In applicazione della norma di cui sopra è stato emanato da ultimo il d.m. 5 settembre 1994.

Nell’ambito dell’elenco contenuto in tale decreto sono ricomprese le sostanze chimiche oggetto del provvedimento impugnato.

Ne consegue che la modificazione richiesta dalla ricorrente era vietata dalle norme urbanistiche.

Premesso quanto sopra i motivi di ricorso si appalesano infondati.

Con il primo motivo si deduce: violazione dell’art. 216 r.d. 27.7.1934 n. 1265 e dell’art. 45, comma 11, d.lgs. 11 maggio 1999 n. 152 e s.m.i., eccesso di potere per falsità di presupposto, perplessità, illogicità, travisamento dei fatti, difetto di istruttoria e di motivazione, sviamento di potere, in quanto erroneamente il Comune ha ritenuto l’attività svolta dalla ricorrente quale attività considerata ad esaurimento o riconversione in quanto considerata insalubre di I classe ex art. 216 del t.u. leggi sanitarie. In realtà, pur essendo l’ALSO una industria insalubre di I Classe nondimeno tale caratteristica non la renderebbe di per sé ad esaurimento o riconversione come ritenuto dal Comune.

Il motivo è infondato.

L’art. 20, comma terzo, delle n.t.a. del p.r.g. di Campomorone considera le industrie insalubri di prima classe, come quella della ricorrente, come non ammissibili.

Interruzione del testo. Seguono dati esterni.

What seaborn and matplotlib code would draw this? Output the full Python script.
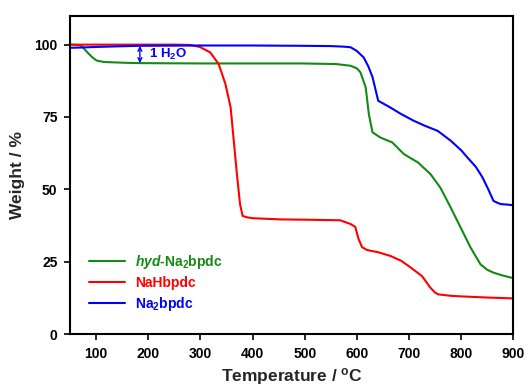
import matplotlib
matplotlib.use("Agg")
import matplotlib.pyplot as plt
import seaborn as sns
import pandas as pd

# ---- data ----
hyd_T = [50, 70, 75, 85, 93, 101, 115, 160, 190, 300, 400, 492, 560, 588, 600, 607, 617, 623, 630, 645, 668, 690, 717,
         741, 760, 780, 799, 818, 837, 850, 862, 880, 900]
hyd_W = [100, 99.8, 99.0, 97.0, 95.6, 94.5, 94.0, 93.7, 93.6, 93.5, 93.5, 93.5, 93.3, 92.7, 91.8, 90.4, 85.2, 76.0, 69.7,
         67.9, 66.2, 62.2, 59.3, 55.3, 50.6, 43.7, 36.8, 29.9, 24.1, 22.2, 21.2, 20.2, 19.3]

nah_T = [50, 150, 250, 280, 299, 319, 335, 348, 358, 364, 370, 376, 381, 390, 402, 454, 500, 568, 588, 597, 603, 610,
         620, 640, 664, 685, 703, 725, 741, 750, 756, 780, 800, 850, 900]
nah_W = [100, 100, 100, 99.9, 99.2, 97.3, 93.3, 86.4, 78.3, 66.8, 55.3, 44.9, 40.8, 40.3, 40.0, 39.6, 39.5, 39.3, 38.0,
         37.0, 33.0, 30.0, 29.0, 28.3, 27.0, 25.3, 23.0, 20.0, 16.0, 14.3, 13.7, 13.2, 13.0, 12.6, 12.3]

na2_T = [50, 70, 100, 140, 184, 300, 400, 492, 550, 575, 588, 600, 613, 622, 630, 641, 664, 685, 709, 730, 755, 780,
         800, 812, 828, 841, 852, 862, 870, 876, 890, 900]
na2_W = [98.9, 99.0, 99.2, 99.4, 99.6, 99.7, 99.7, 99.6, 99.5, 99.3, 99.1, 97.8, 95.6, 92.5, 88.8, 80.6, 78.3, 76.0, 73.7,
         72.0, 70.2, 66.8, 63.5, 61.0, 57.8, 54.1, 50.0, 46.0, 45.3, 44.9, 44.7, 44.5]

series_names = [r"$\mathit{hyd}$-Na$_\mathrm{2}$bpdc", "NaHbpdc", r"Na$_\mathrm{2}$bpdc"]
series_colors = ["#138a13", "#ff0000", "#0000ff"]
x_ticks = [100, 200, 300, 400, 500, 600, 700, 800, 900]
y_ticks = [0, 25, 50, 75, 100]

df = pd.concat([
    pd.DataFrame({"T": hyd_T, "W": hyd_W, "s": series_names[0]}),
    pd.DataFrame({"T": nah_T, "W": nah_W, "s": series_names[1]}),
    pd.DataFrame({"T": na2_T, "W": na2_W, "s": series_names[2]}),
], ignore_index=True)

sns.set_theme(style="ticks")
plt.rcParams["font.family"] = ["Liberation Sans", "DejaVu Sans"]
plt.rcParams["font.weight"] = "bold"
plt.rcParams["mathtext.fontset"] = "custom"
plt.rcParams["mathtext.rm"] = "Liberation Sans:bold"
plt.rcParams["mathtext.bf"] = "Liberation Sans:bold"
plt.rcParams["mathtext.it"] = "Liberation Sans:bold:italic"

fig = plt.figure(figsize=(5.28, 3.89), dpi=100)
ax = fig.add_axes([70 / 528, 1 - 334 / 389, (513.3 - 70) / 528, (334 - 15.7) / 389])

sns.lineplot(data=df, x="T", y="W", hue="s", palette=dict(zip(series_names, series_colors)),
             sort=False, estimator=None, linewidth=1.5, ax=ax)

ax.set_xlim(50, 900)
ax.set_ylim(0, 110)
ax.set_xticks(x_ticks)
ax.set_yticks(y_ticks)
ax.tick_params(axis="both", direction="out", length=4, width=1.2, labelsize=10, colors="black", pad=5)
for lab in ax.get_xticklabels() + ax.get_yticklabels():
    lab.set_fontweight("bold")
for sp in ax.spines.values():
    sp.set_linewidth(1.5)
    sp.set_color("black")
    sp.set_visible(True)

ax.set_xlabel(r"Temperature / $^\mathrm{o}$C", fontsize=12.5, fontweight="bold", labelpad=4)
ax.set_ylabel("Weight / %", fontsize=12.5, fontweight="bold", labelpad=7)

# annotation: 1 H2O
ax.annotate("", xy=(184, 93.6), xytext=(184, 99.6),
            arrowprops=dict(arrowstyle="<->", color="#0000ff", lw=1.0, shrinkA=0, shrinkB=0,
                            mutation_scale=7))
ax.text(202, 96.7, r"1 H$_\mathrm{2}$O", color="#0000ff", fontsize=9.5, fontweight="bold", va="center", ha="left")

leg = ax.legend(loc="upper left", bbox_to_anchor=(0.03, 0.272), frameon=False, fontsize=10,
                handlelength=2.6, handletextpad=0.75, labelspacing=0.35, borderaxespad=0)
for txt, c in zip(leg.get_texts(), series_colors):
    txt.set_color(c)
    txt.set_fontweight("bold")

fig.savefig("out.png", dpi=100)
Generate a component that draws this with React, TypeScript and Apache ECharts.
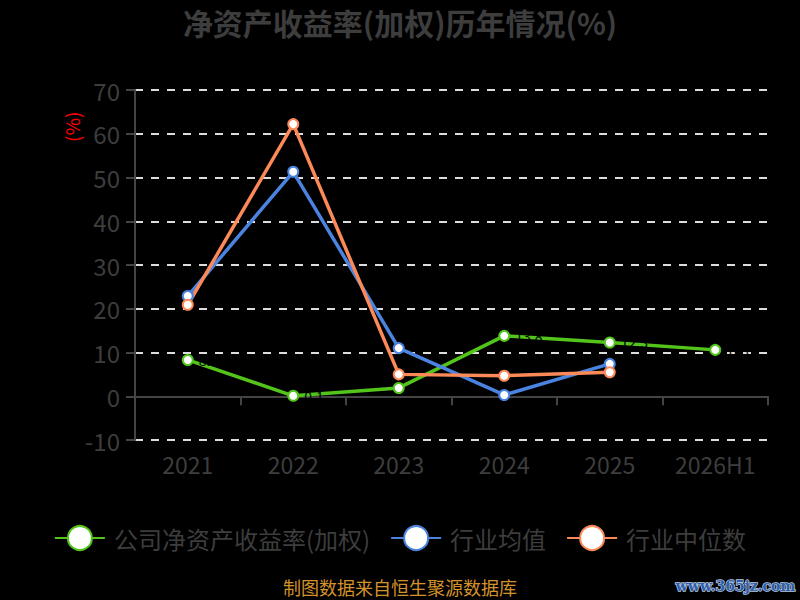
import React, { useEffect, useRef } from "react";
import * as echarts from "echarts";

const categories = ["2021", "2022", "2023", "2024", "2025", "2026H1"];
const companyRoe = [8.3, 0.1, 1.9, 13.8, 12.3, 10.6];
const industryMean = [22.9, 51.3, 11.0, 0.3, 7.4, null];
const industryMedian = [20.9, 62.2, 5.0, 4.7, 5.5, null];
const yTicks = [-10, 0, 10, 20, 30, 40, 50, 60, 70];

const FONT = "'Noto Sans CJK SC', 'Noto Sans', sans-serif";
const GRAY = "#3d3d3d";

export default function App() {
  const ref = useRef<HTMLDivElement>(null);
  useEffect(() => {
    if (!ref.current) return;
    const chart = echarts.init(ref.current, null, { renderer: "svg" });
    const mk = (name: string, data: (number | null)[], color: string, label: boolean) => ({
      name,
      type: "line",
      data,
      symbol: "emptyCircle",
      symbolSize: 10,
      showAllSymbol: true,
      lineStyle: { color, width: 3.5 },
      itemStyle: { color, borderWidth: 2 },
      label: label
        ? { show: true, position: "right", color: "#000", fontSize: 14, fontFamily: FONT }
        : { show: false },
      emphasis: { disabled: true },
    });
    chart.setOption({
      animation: false,
      backgroundColor: "#000",
      textStyle: { fontFamily: FONT },
      title: {
        text: "净资产收益率(加权)历年情况(%)",
        left: "center",
        top: 2,
        textStyle: { color: GRAY, fontSize: 30, fontWeight: "bold", fontFamily: FONT },
      },
      grid: { left: 135, right: 32, top: 90, bottom: 160 },
      legend: {
        bottom: 44,
        left: "center",
        itemWidth: 50,
        itemHeight: 30,
        itemGap: 20,
        textStyle: { color: GRAY, fontSize: 24, fontFamily: FONT, padding: [0, 0, 0, 4] },
        data: ["公司净资产收益率(加权)", "行业均值", "行业中位数"],
      },
      xAxis: {
        type: "category",
        data: categories,
        boundaryGap: true,
        axisLine: { onZero: true, lineStyle: { color: "#444", width: 2 } },
        axisTick: { show: true, length: 9, lineStyle: { color: "#444", width: 2 } },
        axisLabel: { color: GRAY, fontSize: 23, margin: 12, fontFamily: FONT },
      },
      yAxis: {
        type: "value",
        min: yTicks[0],
        max: yTicks[yTicks.length - 1],
        interval: 10,
        axisLine: { show: true, lineStyle: { color: "#444", width: 2 } },
        axisTick: { show: true, length: 9, lineStyle: { color: "#444", width: 2 } },
        axisLabel: { color: GRAY, fontSize: 24, margin: 15, fontFamily: FONT },
        splitLine: { show: true, lineStyle: { color: "#ddd", type: [8, 8], width: 2 } },
      },
      graphic: [
        {
          type: "text",
          x: 62,
          y: 142,
          rotation: Math.PI / 2,
          style: { text: "(%)", fill: "#f00", fontSize: 19, fontFamily: FONT },
        },
        {
          type: "text",
          left: "center",
          bottom: 4,
          style: { text: "制图数据来自恒生聚源数据库", fill: "#d4922a", fontSize: 18, fontFamily: FONT },
        },
        {
          type: "text",
          right: 4,
          bottom: 6,
          style: {
            text: "www.365jz.com",
            fill: "#2f5fa8",
            stroke: "#b8c8e0",
            lineWidth: 1.5,
            fontSize: 14,
            fontWeight: "bold",
            fontFamily: "'DejaVu Serif', serif",
          },
        },
      ],
      series: [
        mk("公司净资产收益率(加权)", companyRoe, "#52c41a", true),
        mk("行业均值", industryMean, "#4a83e0", false),
        mk("行业中位数", industryMedian, "#fb8a58", false),
      ],
    });
    return () => chart.dispose();
  }, []);
  return <div ref={ref} style={{ width: 800, height: 600, position: "absolute", left: 0, top: 0 }} />;
}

Il successivo art. 20.3, comma primo, delle n.t.a. del p.r.g. di Campomorone qualifica poi tali industrie come ad esaurimento. Non è quindi censurabile il provvedimento comunale nella parte in cui ha ritenuto ad esaurimento l’industria della ricorrente.

Con il secondo motivo si deduce: violazione degli artt. 7 e s. l.u. 17.8.1942 n. 1150, 24 e ss. l.r.